═════ Data provided ═════
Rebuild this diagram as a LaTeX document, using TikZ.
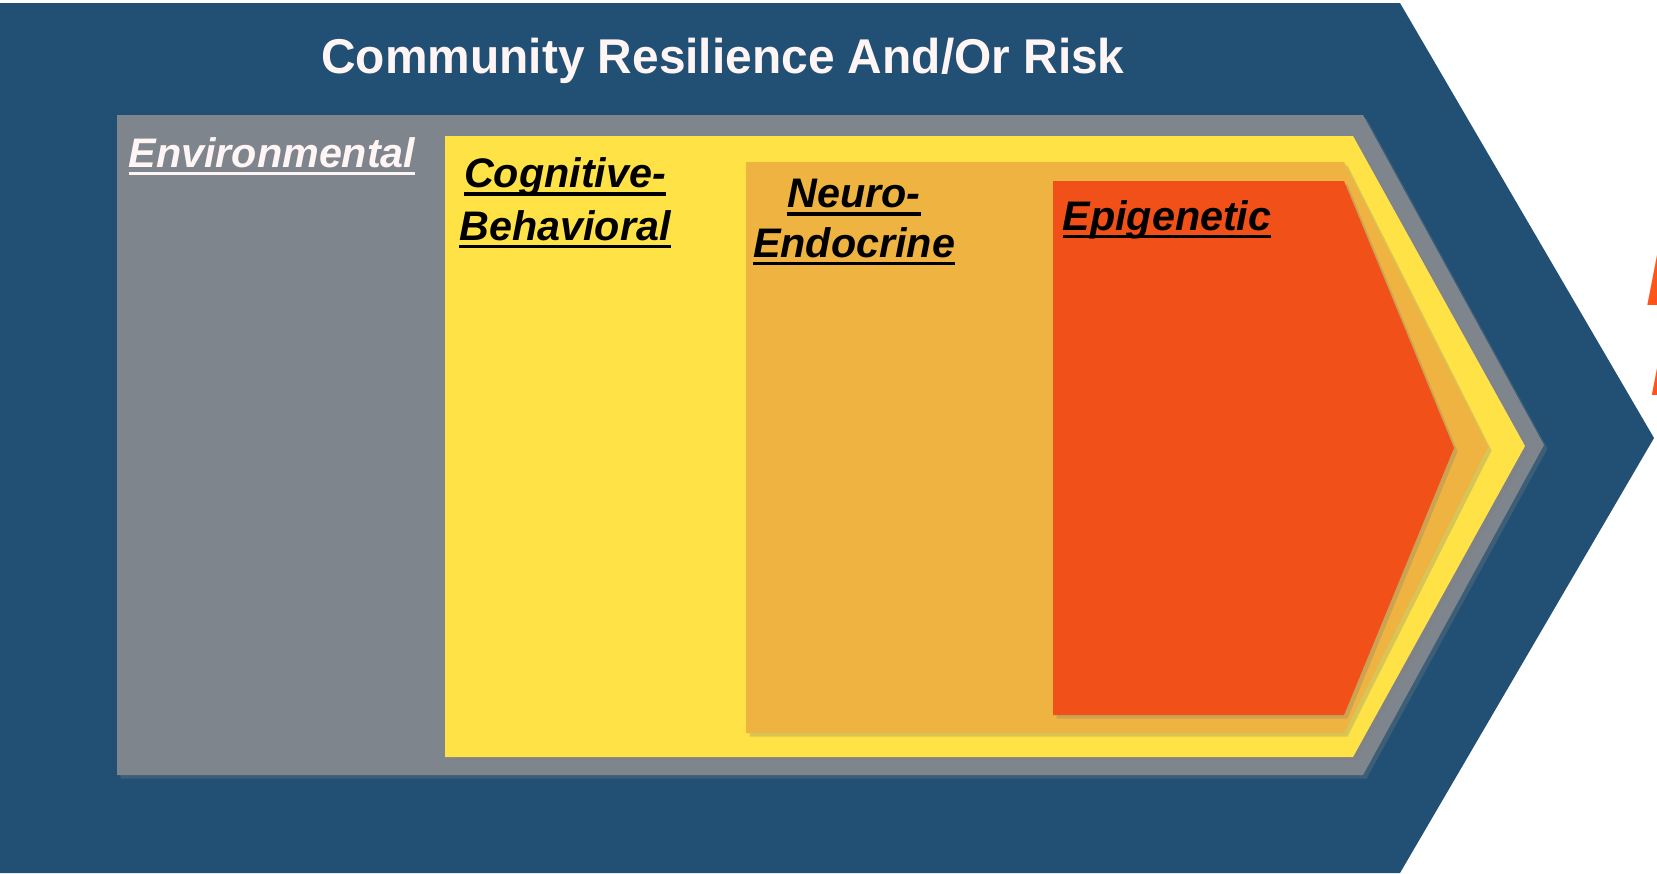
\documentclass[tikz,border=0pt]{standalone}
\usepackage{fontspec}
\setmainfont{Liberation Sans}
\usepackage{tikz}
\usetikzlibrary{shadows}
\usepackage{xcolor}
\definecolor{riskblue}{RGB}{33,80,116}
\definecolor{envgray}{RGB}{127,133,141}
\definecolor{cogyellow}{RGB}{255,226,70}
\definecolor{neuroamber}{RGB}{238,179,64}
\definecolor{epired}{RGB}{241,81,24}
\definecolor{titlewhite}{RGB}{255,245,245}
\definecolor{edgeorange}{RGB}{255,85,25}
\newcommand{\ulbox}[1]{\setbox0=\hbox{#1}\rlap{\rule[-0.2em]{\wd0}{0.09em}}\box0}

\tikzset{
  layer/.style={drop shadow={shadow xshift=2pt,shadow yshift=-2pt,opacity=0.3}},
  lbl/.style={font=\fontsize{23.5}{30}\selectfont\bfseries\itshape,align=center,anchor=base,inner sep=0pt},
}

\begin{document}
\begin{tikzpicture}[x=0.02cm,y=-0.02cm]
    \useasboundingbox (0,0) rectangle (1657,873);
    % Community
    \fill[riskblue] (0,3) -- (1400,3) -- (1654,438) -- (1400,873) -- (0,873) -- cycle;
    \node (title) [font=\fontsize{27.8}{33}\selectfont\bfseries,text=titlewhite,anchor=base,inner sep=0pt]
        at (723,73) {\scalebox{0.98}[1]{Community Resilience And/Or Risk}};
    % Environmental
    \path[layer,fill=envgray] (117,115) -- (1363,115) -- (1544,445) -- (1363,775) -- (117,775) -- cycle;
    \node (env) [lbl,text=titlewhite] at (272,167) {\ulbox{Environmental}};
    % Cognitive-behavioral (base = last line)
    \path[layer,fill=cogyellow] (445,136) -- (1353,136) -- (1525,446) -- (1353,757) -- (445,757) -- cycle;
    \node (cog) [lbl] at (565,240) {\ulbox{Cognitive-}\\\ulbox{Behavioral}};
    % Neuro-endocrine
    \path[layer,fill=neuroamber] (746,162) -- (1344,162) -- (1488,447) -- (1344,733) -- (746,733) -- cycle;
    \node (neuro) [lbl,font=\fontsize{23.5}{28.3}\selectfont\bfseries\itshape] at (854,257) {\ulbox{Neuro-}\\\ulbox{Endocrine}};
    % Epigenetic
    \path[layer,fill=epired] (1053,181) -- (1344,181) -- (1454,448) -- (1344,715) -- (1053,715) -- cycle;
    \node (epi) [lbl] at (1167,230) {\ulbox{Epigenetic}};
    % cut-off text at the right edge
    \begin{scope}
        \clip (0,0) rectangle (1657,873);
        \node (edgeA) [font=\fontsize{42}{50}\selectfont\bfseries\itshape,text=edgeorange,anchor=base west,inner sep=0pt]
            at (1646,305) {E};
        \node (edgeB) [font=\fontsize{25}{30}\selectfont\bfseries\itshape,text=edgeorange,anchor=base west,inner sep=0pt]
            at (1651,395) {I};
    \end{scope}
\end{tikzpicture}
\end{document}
═════
__Problem__
Write out the whole listing again, exactly, with no pictures.

__Solution for this exercise__
Rebuild this diagram as a LaTeX document, using TikZ.
\documentclass[tikz,border=0pt]{standalone}
\usepackage{fontspec}
\setmainfont{Liberation Sans}
\usepackage{tikz}
\usetikzlibrary{shadows}
\usepackage{xcolor}
\definecolor{riskblue}{RGB}{33,80,116}
\definecolor{envgray}{RGB}{127,133,141}
\definecolor{cogyellow}{RGB}{255,226,70}
\definecolor{neuroamber}{RGB}{238,179,64}
\definecolor{epired}{RGB}{241,81,24}
\definecolor{titlewhite}{RGB}{255,245,245}
\definecolor{edgeorange}{RGB}{255,85,25}
\newcommand{\ulbox}[1]{\setbox0=\hbox{#1}\rlap{\rule[-0.2em]{\wd0}{0.09em}}\box0}

\tikzset{
  layer/.style={drop shadow={shadow xshift=2pt,shadow yshift=-2pt,opacity=0.3}},
  lbl/.style={font=\fontsize{23.5}{30}\selectfont\bfseries\itshape,align=center,anchor=base,inner sep=0pt},
}

\begin{document}
\begin{tikzpicture}[x=0.02cm,y=-0.02cm]
    \useasboundingbox (0,0) rectangle (1657,873);
    % Community
    \fill[riskblue] (0,3) -- (1400,3) -- (1654,438) -- (1400,873) -- (0,873) -- cycle;
    \node (title) [font=\fontsize{27.8}{33}\selectfont\bfseries,text=titlewhite,anchor=base,inner sep=0pt]
        at (723,73) {\scalebox{0.98}[1]{Community Resilience And/Or Risk}};
    % Environmental
    \path[layer,fill=envgray] (117,115) -- (1363,115) -- (1544,445) -- (1363,775) -- (117,775) -- cycle;
    \node (env) [lbl,text=titlewhite] at (272,167) {\ulbox{Environmental}};
    % Cognitive-behavioral (base = last line)
    \path[layer,fill=cogyellow] (445,136) -- (1353,136) -- (1525,446) -- (1353,757) -- (445,757) -- cycle;
    \node (cog) [lbl] at (565,240) {\ulbox{Cognitive-}\\\ulbox{Behavioral}};
    % Neuro-endocrine
    \path[layer,fill=neuroamber] (746,162) -- (1344,162) -- (1488,447) -- (1344,733) -- (746,733) -- cycle;
    \node (neuro) [lbl,font=\fontsize{23.5}{28.3}\selectfont\bfseries\itshape] at (854,257) {\ulbox{Neuro-}\\\ulbox{Endocrine}};
    % Epigenetic
    \path[layer,fill=epired] (1053,181) -- (1344,181) -- (1454,448) -- (1344,715) -- (1053,715) -- cycle;
    \node (epi) [lbl] at (1167,230) {\ulbox{Epigenetic}};
    % cut-off text at the right edge
    \begin{scope}
        \clip (0,0) rectangle (1657,873);
        \node (edgeA) [font=\fontsize{42}{50}\selectfont\bfseries\itshape,text=edgeorange,anchor=base west,inner sep=0pt]
            at (1646,305) {E};
        \node (edgeB) [font=\fontsize{25}{30}\selectfont\bfseries\itshape,text=edgeorange,anchor=base west,inner sep=0pt]
            at (1651,395) {I};
    \end{scope}
\end{tikzpicture}
\end{document}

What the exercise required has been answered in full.